In its submission to the inquiry eBay said it "has a plants and seeds policy which was developed in conjunction with the Department of Agriculture and incorporated warnings which are presented to eBay users looking for products within related categories and in response to search keywords related to plants and seeds".
A spokeswoman for eBay Aust-ralia said the company recently worked with the Agriculture Department to create a Plants and Seeds Policy (pages.ebay.com.au/ help/policies/plantsandseeds).
"This provides our buyers and sellers with an overview of relevant import/export and domestic transfer restrictions related to plants and seeds," she said.
"We also have buyer and seller messaging in place to address biosecurity issues. These are displayed when certain keywords related to plants and seeds are searched.
"We have had no contact from the Invasive Species Council and no complaints."
However, she said eBay welcomed the opportunity to work more closely with the group and would remove offending listings if made aware of them.
"eBay works in partnership with regulators across many different categories to ensure responsible trading on the site. As you can imagine with 42 million listings on the site at any one time we really rely on partnering with experts like the Invasive Species Council to keep us up to date with happenings related to their line of work."

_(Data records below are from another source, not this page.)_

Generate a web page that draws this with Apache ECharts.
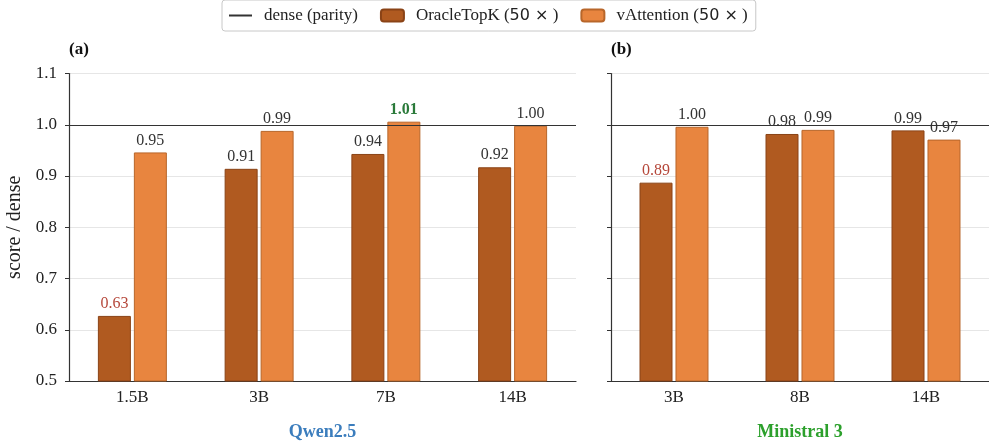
<!DOCTYPE html>
<html><head><meta charset="utf-8">
<script src="https://cdn.jsdelivr.net/npm/echarts@6/dist/echarts.min.js"></script>
<style>html,body{margin:0;padding:0;background:#fff}#c{width:989px;height:444px}</style>
</head><body><div id="c"></div>
<script>
const qwenCats = ['1.5B', '3B', '7B', '14B'];
const qwenOracle = [0.627, 0.914, 0.943, 0.917];
const qwenVatt = [0.946, 0.988, 1.006, 0.998];
const minCats = ['3B', '8B', '14B'];
const minOracle = [0.887, 0.982, 0.989];
const minVatt = [0.996, 0.990, 0.971];
const yTicks = [0.5, 0.6, 0.7, 0.8, 0.9, 1.0, 1.1];
const parity = 1.0;

const SERIF = '"Liberation Serif", "DejaVu Serif", serif';
const C_OR = '#b05a20', C_OR_E = '#8a4316';
const C_VA = '#e8853f', C_VA_E = '#b8662a';

function mk(vals) {
  return vals.map(v => {
    const lab = {};
    if (v < 0.9) lab.color = '#b5473a';
    if (v > 1.0) { lab.color = '#2a7a3a'; lab.fontWeight = 'bold'; }
    return { value: v, label: lab };
  });
}
const labelCfg = { show: true, position: 'top', distance: 4, fontFamily: SERIF, fontSize: 16, color: '#333',
  formatter: p => p.value.toFixed(2) };

function yAxisCfg(idx, showLabels) {
  return {
    type: 'value', gridIndex: idx, min: yTicks[0], max: yTicks[yTicks.length - 1], interval: 0.1,
    axisLine: { show: true, lineStyle: { color: '#333', width: 1.2 } },
    axisTick: { show: true, length: 4, lineStyle: { color: '#333' } },
    axisLabel: { show: showLabels, fontFamily: SERIF, fontSize: 17, color: '#222', margin: 12,
      formatter: v => v.toFixed(1) },
    splitLine: { show: true, lineStyle: { color: '#e6e6e6', width: 1 } },
    name: showLabels ? 'score / dense' : '', nameLocation: 'middle', nameGap: 40,
    nameTextStyle: { fontFamily: SERIF, fontSize: 20, color: '#222' }
  };
}
function xAxisCfg(idx, cats, name, color) {
  return {
    type: 'category', gridIndex: idx, data: cats,
    axisLine: { show: true, lineStyle: { color: '#333', width: 1.2 } },
    axisTick: { show: false },
    axisLabel: { fontFamily: SERIF, fontSize: 17, color: '#222', margin: 8 },
    name: name, nameLocation: 'middle', nameGap: 42,
    nameTextStyle: { fontFamily: SERIF, fontSize: 18, fontWeight: 'bold', color: color }
  };
}
const markParity = { silent: true, symbol: 'none', label: { show: false },
  lineStyle: { color: '#333', width: 1.2, type: 'solid' }, data: [{ yAxis: parity }] };

function bar(name, idx, vals, color, edge, withMark) {
  const s = { type: 'bar', name: name, xAxisIndex: idx, yAxisIndex: idx, data: mk(vals),
    barWidth: 33, barGap: '9%',
    itemStyle: { color: color, borderColor: edge, borderWidth: 1 },
    label: labelCfg };
  if (withMark) s.markLine = markParity;
  return s;
}

const chart = echarts.init(document.getElementById('c'), null, { renderer: 'canvas' });
chart.setOption({
  animation: false,
  title: [
    { text: '(a)', left: 64, top: 36, textStyle: { fontFamily: SERIF, fontSize: 17, fontWeight: 'bold', color: '#111' } },
    { text: '(b)', left: 606, top: 36, textStyle: { fontFamily: SERIF, fontSize: 17, fontWeight: 'bold', color: '#111' } }
  ],
  legend: {
    left: 222, top: 0, padding: [7, 8, 7, 6], itemGap: 22, itemWidth: 23, itemHeight: 12,
    borderColor: '#c8c8c8', borderWidth: 1, borderRadius: 3,
    data: [{ name: 'dense (parity)', itemStyle: { opacity: 0 } }, 'OracleTopK', 'vAttention'],
    formatter: n => n === 'dense (parity)' ? n : n + ' ({m|50 ×} )',
    textStyle: { fontFamily: SERIF, fontSize: 17, color: '#222', padding: [0, 0, 0, 7],
      rich: { m: { fontFamily: '"DejaVu Sans", sans-serif', fontSize: 16, color: '#222' } } }
  },
  grid: [
    { left: 69, top: 73.5, width: 507, height: 307.5, outerBoundsMode: 'none', containLabel: false },
    { left: 611, top: 73.5, width: 378, height: 307.5, outerBoundsMode: 'none', containLabel: false }
  ],
  xAxis: [xAxisCfg(0, qwenCats, 'Qwen2.5', '#3b7dbd'), xAxisCfg(1, minCats, 'Ministral 3', '#2ca02c')],
  yAxis: [yAxisCfg(0, true), yAxisCfg(1, false)],
  series: [
    { type: 'line', name: 'dense (parity)', xAxisIndex: 0, yAxisIndex: 0, data: [], symbol: 'none',
      lineStyle: { color: '#333', width: 1.5 }, itemStyle: { color: '#333' } },
    bar('OracleTopK', 0, qwenOracle, C_OR, C_OR_E, true),
    bar('vAttention', 0, qwenVatt, C_VA, C_VA_E, false),
    bar('OracleTopK', 1, minOracle, C_OR, C_OR_E, true),
    bar('vAttention', 1, minVatt, C_VA, C_VA_E, false)
  ]
});
</script></body></html>
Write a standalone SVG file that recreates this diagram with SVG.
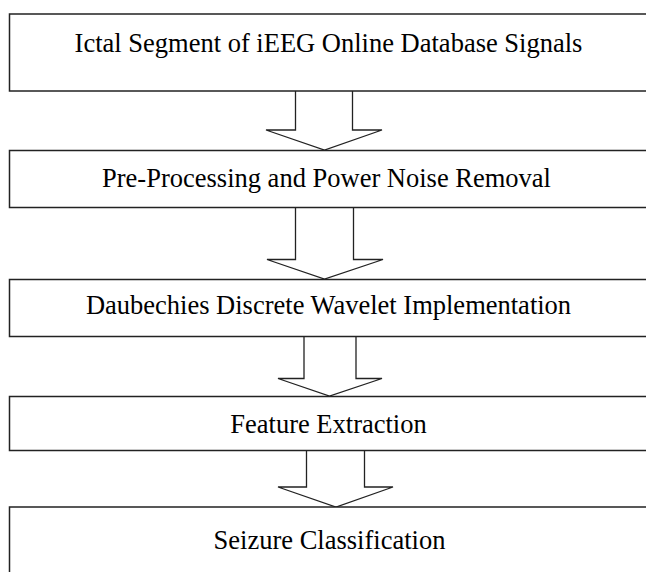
<svg xmlns="http://www.w3.org/2000/svg" width="646" height="572" viewBox="0 0 646 572">
<style>
.box{fill:#fff;stroke:#222;stroke-width:1.5}
.arrow{fill:#fff;stroke:#222;stroke-width:1.3;stroke-linejoin:miter}
.lbl{font-family:"Liberation Serif","Times New Roman",serif;font-size:26.5px;fill:#000;text-anchor:middle}
</style>
<rect width="646" height="572" fill="#fff"/>
<g id="connectors">
<path class="arrow" d="M295.5,91 V130 H266 L324.5,150 L382,130 H352.5 V91"/>
<path class="arrow" d="M295.5,208 V259.5 H267 L324.5,279 L383,259.5 H353.5 V208"/>
<path class="arrow" d="M304,337 V378.5 H278 L329.5,396 L382,378.5 H356 V337"/>
<path class="arrow" d="M306.5,451 V487 H278 L336,507 L393,487 H364.5 V451"/>
</g>
<g id="n1"><rect class="box" x="9.5" y="14" width="660" height="77"/>
<text class="lbl" x="328.5" y="52">Ictal Segment of iEEG Online Database Signals</text></g>
<g id="n2"><rect class="box" x="9.5" y="150.5" width="660" height="57"/>
<text class="lbl" x="326.5" y="187">Pre-Processing and Power Noise Removal</text></g>
<g id="n3"><rect class="box" x="9.5" y="279.5" width="660" height="57"/>
<text class="lbl" x="328.5" y="314">Daubechies Discrete Wavelet Implementation</text></g>
<g id="n4"><rect class="box" x="9.5" y="396.5" width="660" height="54"/>
<text class="lbl" x="328.5" y="433">Feature Extraction</text></g>
<g id="n5"><rect class="box" x="9.5" y="507" width="660" height="90"/>
<text class="lbl" x="329.5" y="549">Seizure Classification</text></g>
</svg>
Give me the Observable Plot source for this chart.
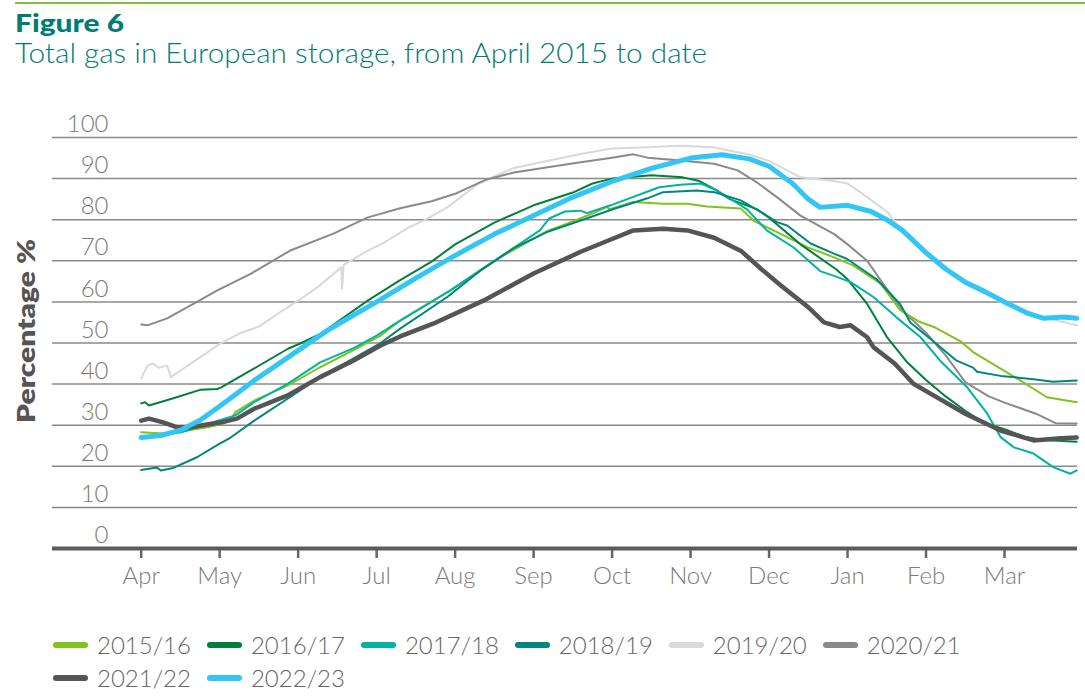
<!DOCTYPE html>
<html><head><meta charset="utf-8">
<script src="https://cdn.jsdelivr.net/npm/d3@7"></script>
<script src="https://cdn.jsdelivr.net/npm/@observablehq/plot@0.6"></script>
<style>
body{margin:0;background:#fff;font-family:Lato,"Open Sans",sans-serif;}
#wrap{position:relative;width:1085px;height:700px;overflow:hidden;background:#fff;}
#topline{position:absolute;left:15px;right:0;top:2px;height:2px;background:#7dc242;}
#title{position:absolute;left:15px;top:10px;font-size:25.5px;line-height:1;font-weight:900;color:#007d72;white-space:nowrap;transform-origin:0 0;}
#subtitle{position:absolute;left:15px;top:39px;font-size:27px;line-height:1;font-weight:300;color:#007d72;white-space:nowrap;transform-origin:0 0;}
#chart{position:absolute;left:0;top:97px;}
#chart svg text{font-weight:300;}
#legend{position:absolute;left:53px;top:628px;width:1000px;display:flex;flex-wrap:wrap;}
.item{display:flex;align-items:center;height:33px;margin-right:16px;}
.sw{width:35px;height:6px;border-radius:3px;margin-right:9px;}
.lab{font-size:24px;font-weight:300;color:#666;line-height:1;}
</style></head>
<body>
<div id="wrap">
  <div id="topline"></div>
  <div id="title">Figure 6</div>
  <div id="subtitle">Total gas in European storage, from April 2015 to date</div>
  <div id="chart"></div>
  <div id="legend"></div>
</div>
<script>
// x = months since 1 April (0 = Apr, 11 = Mar); y = % of storage full
const monthLabels = ["Apr","May","Jun","Jul","Aug","Sep","Oct","Nov","Dec","Jan","Feb","Mar"];
const yTicks = [0,10,20,30,40,50,60,70,80,90,100];
const seasons = ["2015/16","2016/17","2017/18","2018/19","2019/20","2020/21","2021/22","2022/23"];
const colors = ["#80c31c","#00803c","#00b3a3","#00877d","#d9d9d9","#8a8a8a","#555555","#33c6f4"];

const s2015 = [[0,28.3],[0.28,28],[0.59,28.7],[0.84,29.5],[1.02,30.2],[1.14,31.1],[1.2,33.2],[1.44,36],[1.87,39.7],[2.28,44.1],[2.7,48.2],[3.05,51.8],[3.3,55.5],[3.94,62.8],[4.58,70.9],[5.17,77.2],[5.5,79.6],[5.75,81.5],[5.94,83.2],[5.96,82.5],[6.27,84.3],[6.65,83.9],[6.96,83.9],[7.21,83.2],[7.64,82.7],[7.8,79.8],[8.14,76.6],[8.5,73.2],[8.82,70.9],[9.07,68.9],[9.42,64.5],[9.67,58],[9.9,55.3],[10.1,53.9],[10.44,50.4],[10.6,47.8],[10.86,44.8],[11.2,40.9],[11.54,36.8],[11.92,35.6]];
const s2016 = [[0,35.3],[0.05,35.6],[0.1,34.8],[0.4,36.5],[0.75,38.6],[0.97,38.8],[1.02,39.2],[1.44,43.8],[1.87,48.6],[2.04,50],[2.29,52.3],[2.9,60.5],[3.3,65.3],[3.7,69.8],[4,74],[4.5,79.3],[5,83.5],[5.5,86.6],[5.75,88.8],[6,90],[6.5,90.8],[6.9,90.3],[7.1,89.5],[7.3,87.5],[7.5,85],[7.85,82.5],[8,80.5],[8.4,74],[8.85,68],[9,65.5],[9.25,59.5],[9.5,51.5],[9.75,45.5],[10,41],[10.25,37],[10.5,33.5],[10.75,30.5],[11,29],[11.25,27.2],[11.5,26.4],[11.92,26]];
const s2017 = [[0,27.2],[0.5,28.2],[1,31.2],[1.2,32.4],[1.44,35.6],[1.87,40.1],[2.28,45.3],[2.7,48.7],[3,51.8],[3.17,53.9],[3.94,62.8],[4.58,71],[5.08,77.4],[5.2,80.3],[5.4,82],[5.6,82.2],[5.68,81.6],[5.98,83.5],[6.6,87.9],[6.87,88.5],[7.13,88.8],[7.34,87.1],[7.72,82.5],[7.97,77.4],[8.31,73.3],[8.65,67.5],[8.82,66.4],[9.04,64.8],[9.33,61.2],[9.67,55.5],[9.93,51.4],[10.18,45.7],[10.52,39.3],[10.78,32.8],[10.95,27.1],[11.12,24.6],[11.37,23.1],[11.62,19.8],[11.84,18.2],[11.92,19]];
const s2018 = [[0,19.1],[0.2,19.7],[0.25,19],[0.41,19.6],[0.71,22.2],[1,25.5],[1.14,27],[1.44,31.1],[1.87,36.5],[2.28,41.7],[2.7,46.2],[3.05,50],[3.3,53.5],[3.9,61.2],[4.32,67.6],[4.74,73],[5.17,77],[5.6,79.8],[6.02,82.6],[6.45,85.2],[6.65,86.7],[7.08,87.1],[7.3,86.7],[7.64,84.7],[7.93,81.5],[8.1,79.4],[8.23,78.6],[8.53,74.2],[8.82,71.8],[8.99,70.5],[9.37,65.5],[9.67,59.5],[9.8,55],[10.1,50.3],[10.39,45.7],[10.6,44],[10.65,43],[10.95,42],[11.37,41.2],[11.62,40.6],[11.92,40.9]];
const s2019 = [[0,41.4],[0.08,44.5],[0.15,45],[0.22,44],[0.33,44.5],[0.38,41.7],[0.5,43.3],[0.75,46.5],[1,49.8],[1.25,52.3],[1.5,54],[1.8,57.9],[2,60.3],[2.25,63.6],[2.55,68.4],[2.56,63.2],[2.58,69],[2.87,72.3],[3.1,74.5],[3.4,78],[3.6,79.8],[3.9,83],[4.3,88.8],[4.75,92.6],[5.2,94.4],[5.6,96],[6,97.3],[6.45,97.6],[6.87,98],[7.3,97.6],[7.5,96.8],[7.72,96],[8,94.3],[8.4,90.3],[8.8,89.5],[9,88.8],[9.25,85.5],[9.5,82],[9.75,76],[10,71.5],[10.5,64.5],[10.75,62],[11,59.5],[11.3,57],[11.5,56.2],[11.92,54.3]];
const s2020 = [[0,54.5],[0.08,54.3],[0.33,56],[0.67,59.6],[0.97,62.8],[1.4,66.9],[1.9,72.5],[2.45,76.6],[2.88,80.5],[3.3,82.8],[3.7,84.5],[4,86.3],[4.4,89.8],[4.75,91.5],[5.2,92.8],[5.6,94],[6,95.1],[6.27,95.9],[6.45,95.1],[6.87,94.4],[7.3,93.6],[7.6,92],[7.85,89],[8.1,85.5],[8.4,81],[8.83,76.5],[9,74],[9.25,70],[9.45,64.5],[9.7,57.9],[10,52.5],[10.25,47],[10.5,40.5],[10.8,37],[11,35.5],[11.4,32.8],[11.65,30.5],[11.92,30.4]];
const s2021 = [[0,31.1],[0.1,31.6],[0.28,30.7],[0.46,29.5],[0.63,29.5],[0.92,30.4],[1.02,30.7],[1.22,31.6],[1.44,34],[1.86,37.2],[2.28,41.7],[2.7,45.7],[3.05,49.4],[3.3,51.6],[3.72,54.7],[4.36,60.3],[5,66.9],[5.6,72.2],[6,75.3],[6.27,77.4],[6.65,77.8],[6.96,77.4],[7.3,75.6],[7.65,72.3],[7.9,68],[8.15,64],[8.5,58.7],[8.7,55],[8.9,53.9],[9.04,54.3],[9.25,51.4],[9.33,49],[9.6,45],[9.84,40.1],[10.1,37.2],[10.5,32.8],[10.95,28.7],[11.37,26.3],[11.72,26.8],[11.92,27]];
const s2022 = [[0,27],[0.25,27.5],[0.5,28.8],[0.75,31.2],[1,34.6],[1.44,40.9],[1.87,46.5],[2.37,53],[2.5,54.5],[3,60],[3.5,65.8],[4,71.3],[4.5,76.5],[5,81],[5.5,85.5],[6,89.3],[6.5,92.5],[7,95],[7.4,95.8],[7.75,94.8],[8,93],[8.3,88.8],[8.5,85],[8.65,83],[9,83.5],[9.3,82],[9.5,80],[9.7,77.4],[10,72],[10.25,68],[10.5,64.8],[10.75,62.5],[11,60],[11.3,57.2],[11.5,56],[11.75,56.3],[11.92,56]];

const seriesData = [s2015, s2016, s2017, s2018, s2019, s2020, s2021, s2022];
const widths = [2, 2, 2, 2, 2, 2, 4.5, 5];
const drawOrder = [4, 5, 0, 1, 2, 3, 6, 7];

const lineMarks = drawOrder.map(i => Plot.line(seriesData[i], {
  x: d => d[0], y: d => d[1], stroke: colors[i], strokeWidth: widths[i],
  strokeLinejoin: "round", strokeLinecap: "round"
}));

const chart = Plot.plot({
  width: 1085, height: 501,
  marginTop: 40, marginBottom: 50, marginLeft: 52, marginRight: 8,
  style: "font-family: Lato, 'Open Sans', sans-serif; font-size: 24px; background: white; overflow: visible;",
  x: {domain: [-1.13, 11.93]},
  y: {domain: [0, 100]},
  marks: [
    Plot.gridY(yTicks.filter(t => t > 0), {stroke: "#8a8a8a", strokeOpacity: 1, strokeWidth: 1.5}),
    Plot.axisY(yTicks, {anchor: "left", tickSize: 0, tickPadding: 0, dx: 56, dy: -13, fontSize: 24, fill: "#7a7a7a", label: null}),
    Plot.axisX(d3.range(12), {anchor: "bottom", tickSize: 10, tickPadding: 8, tickFormat: i => monthLabels[i], fontSize: 24, fill: "#7a7a7a", stroke: "#666", strokeWidth: 2.5, label: null}),
    Plot.text(["Percentage %"], {frameAnchor: "left", textAnchor: "middle", dx: -25, dy: -12, rotate: -90, fontSize: 24, fontWeight: 800, fill: "#555", className: "ylab"}),
    ...lineMarks,
    Plot.ruleY([0], {stroke: "#5c5c5c", strokeWidth: 4})
  ]
});
document.getElementById("chart").appendChild(chart);

// y label: bold, stretched along its length to the reference width
chart.querySelectorAll(".ylab text").forEach(t => {
  t.style.fontWeight = "800";
  t.setAttribute("text-anchor", "middle");
  const len = t.getComputedTextLength();
  const k = 184 / len;
  t.setAttribute("transform", (t.getAttribute("transform") || "") + ` scale(${k},1)`);
});

// legend
const legend = document.getElementById("legend");
seasons.forEach((s, i) => {
  const it = document.createElement("div"); it.className = "item";
  const sw = document.createElement("div"); sw.className = "sw"; sw.style.background = colors[i];
  const lb = document.createElement("div"); lb.className = "lab"; lb.textContent = s;
  it.appendChild(sw); it.appendChild(lb); legend.appendChild(it);
});

// stretch header texts horizontally to the reference widths
function fit(el, target) {
  const w = el.getBoundingClientRect().width;
  el.style.transform = `scaleX(${target / w})`;
}
fit(document.getElementById("title"), 109);
fit(document.getElementById("subtitle"), 692);
</script>
</body></html>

A spokesman for the Department of Agriculture said an importer might be subject to an investigation and possible criminal prosecution if any attempt was made to conceal goods, or if it can be shown the item was known to be of biosecurity risk and intentionally sent.
The spokesman said last year about 38 million of the 170m items of international mail were screened.
"The overall biosecurity compliance rate in the mail environment is 99.95 per cent," he said.
"This means that of the 170m mail items that come into Australia in a year we are looking for about 85,000 of them that could pose a risk."
However, Mr Cox said eBay still needed to improve its compliance mechanism and the information on its site warning people about Australian biosecurity obligations.
"The link to the quarantine information was broken (when he used the site)," he said.
A 2014 report - Review of weed management in NSW - by the NSW Natural Resource Commission, said weeds already cost the State's farmers $1.8 billion a year, while the Department of Agriculture says the problem costs agriculture $4b nationally.
The Departments of Environment and Customs both referred The Land to the Department of Agriculture for questions on the matter.
A report on the inquiry is due on December 3.